GOAL OF THE EXERCISE →
Take the material below and retype it in full; pictures are left out.

===== DATA =====

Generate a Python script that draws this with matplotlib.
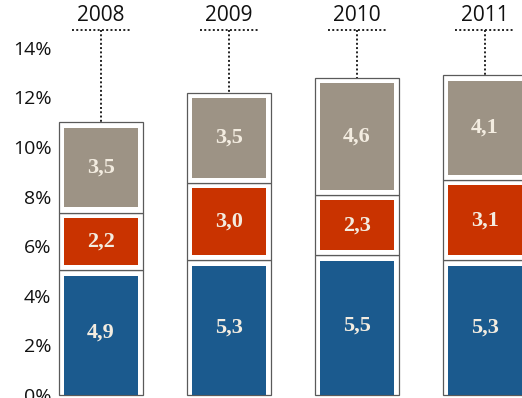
import matplotlib
matplotlib.use("Agg")
from matplotlib import pyplot as plt

# data
years = ["2008", "2009", "2010", "2011"]
blue_vals = [4.9, 5.3, 5.5, 5.3]
red_vals = [2.2, 3.0, 2.3, 3.1]
gray_vals = [3.5, 3.5, 4.6, 4.1]
y_ticks = [0, 2, 4, 6, 8, 10, 12, 14]

colors = ["#1b5a8e", "#c93300", "#9d9385"]
label_color = "#f3ece0"

fig = plt.figure(figsize=(5.22, 3.98), dpi=100)
ax = fig.add_axes([0, 0, 1, 1])
ax.set_xlim(-0.79, 3.29)
ax.set_ylim(-0.12, 15.93)
for s in ax.spines.values():
    s.set_visible(False)
ax.set_xticks([])

# y tick labels drawn inside the axes
ax.set_yticks(y_ticks)
ax.set_yticklabels([f"{t}%" for t in y_ticks], fontsize=14, family="Open Sans",
                   fontweight="medium", color="#111111")
ax.tick_params(axis="y", length=0, pad=-37)

bar_w = 0.656
pad_x = 0.04
pad_y = 0.21
cell_extra = 0.13   # visual padding the original adds to every cell

x = list(range(len(years)))
bottoms = [0.0] * len(years)
for k, (vals, col) in enumerate(zip([blue_vals, red_vals, gray_vals], colors)):
    heights = [v + cell_extra for v in vals]
    # white cell with a thin outline
    ax.bar(x, heights, width=bar_w, bottom=bottoms, color="white",
           edgecolor="#5a5a5a", linewidth=0.9, zorder=2)
    # coloured fill inset inside the cell (bottom segment runs to the edge)
    low = 0 if k == 0 else pad_y
    inner_b = [b + low for b in bottoms]
    inner_h = [h - low - pad_y for h in heights]
    ax.bar(x, inner_h, width=bar_w - 2 * pad_x, bottom=inner_b, color=col,
           linewidth=0, zorder=3)
    for xi, b, h, v in zip(x, bottoms, heights, vals):
        ax.text(xi, b + h / 2, f"{v:.1f}".replace(".", ","), ha="center", va="center",
                fontsize=16, family="Liberation Serif", fontweight="bold",
                color=label_color, zorder=4)
    bottoms = [b + h for b, h in zip(bottoms, heights)]

# year labels with dotted leaders
line_y = 14.72
for xi, yr, top in zip(x, years, bottoms):
    ax.text(xi, 15.3, yr, ha="center", va="center", fontsize=15,
            family="Open Sans", fontweight="medium", color="#111111")
    ax.plot([xi - 0.23, xi + 0.23], [line_y, line_y], color="#222222",
            linestyle=(0, (1, 1.2)), linewidth=1.4)
    ax.plot([xi, xi], [line_y, top], color="#222222",
            linestyle=(0, (1, 1.2)), linewidth=1.4)

fig.savefig("out.png", dpi=100)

=====

CORRECT ANSWER →
Generate a Python script that draws this with matplotlib.
import matplotlib
matplotlib.use("Agg")
from matplotlib import pyplot as plt

# data
years = ["2008", "2009", "2010", "2011"]
blue_vals = [4.9, 5.3, 5.5, 5.3]
red_vals = [2.2, 3.0, 2.3, 3.1]
gray_vals = [3.5, 3.5, 4.6, 4.1]
y_ticks = [0, 2, 4, 6, 8, 10, 12, 14]

colors = ["#1b5a8e", "#c93300", "#9d9385"]
label_color = "#f3ece0"

fig = plt.figure(figsize=(5.22, 3.98), dpi=100)
ax = fig.add_axes([0, 0, 1, 1])
ax.set_xlim(-0.79, 3.29)
ax.set_ylim(-0.12, 15.93)
for s in ax.spines.values():
    s.set_visible(False)
ax.set_xticks([])

# y tick labels drawn inside the axes
ax.set_yticks(y_ticks)
ax.set_yticklabels([f"{t}%" for t in y_ticks], fontsize=14, family="Open Sans",
                   fontweight="medium", color="#111111")
ax.tick_params(axis="y", length=0, pad=-37)

bar_w = 0.656
pad_x = 0.04
pad_y = 0.21
cell_extra = 0.13   # visual padding the original adds to every cell

x = list(range(len(years)))
bottoms = [0.0] * len(years)
for k, (vals, col) in enumerate(zip([blue_vals, red_vals, gray_vals], colors)):
    heights = [v + cell_extra for v in vals]
    # white cell with a thin outline
    ax.bar(x, heights, width=bar_w, bottom=bottoms, color="white",
           edgecolor="#5a5a5a", linewidth=0.9, zorder=2)
    # coloured fill inset inside the cell (bottom segment runs to the edge)
    low = 0 if k == 0 else pad_y
    inner_b = [b + low for b in bottoms]
    inner_h = [h - low - pad_y for h in heights]
    ax.bar(x, inner_h, width=bar_w - 2 * pad_x, bottom=inner_b, color=col,
           linewidth=0, zorder=3)
    for xi, b, h, v in zip(x, bottoms, heights, vals):
        ax.text(xi, b + h / 2, f"{v:.1f}".replace(".", ","), ha="center", va="center",
                fontsize=16, family="Liberation Serif", fontweight="bold",
                color=label_color, zorder=4)
    bottoms = [b + h for b, h in zip(bottoms, heights)]

# year labels with dotted leaders
line_y = 14.72
for xi, yr, top in zip(x, years, bottoms):
    ax.text(xi, 15.3, yr, ha="center", va="center", fontsize=15,
            family="Open Sans", fontweight="medium", color="#111111")
    ax.plot([xi - 0.23, xi + 0.23], [line_y, line_y], color="#222222",
            linestyle=(0, (1, 1.2)), linewidth=1.4)
    ax.plot([xi, xi], [line_y, top], color="#222222",
            linestyle=(0, (1, 1.2)), linewidth=1.4)

fig.savefig("out.png", dpi=100)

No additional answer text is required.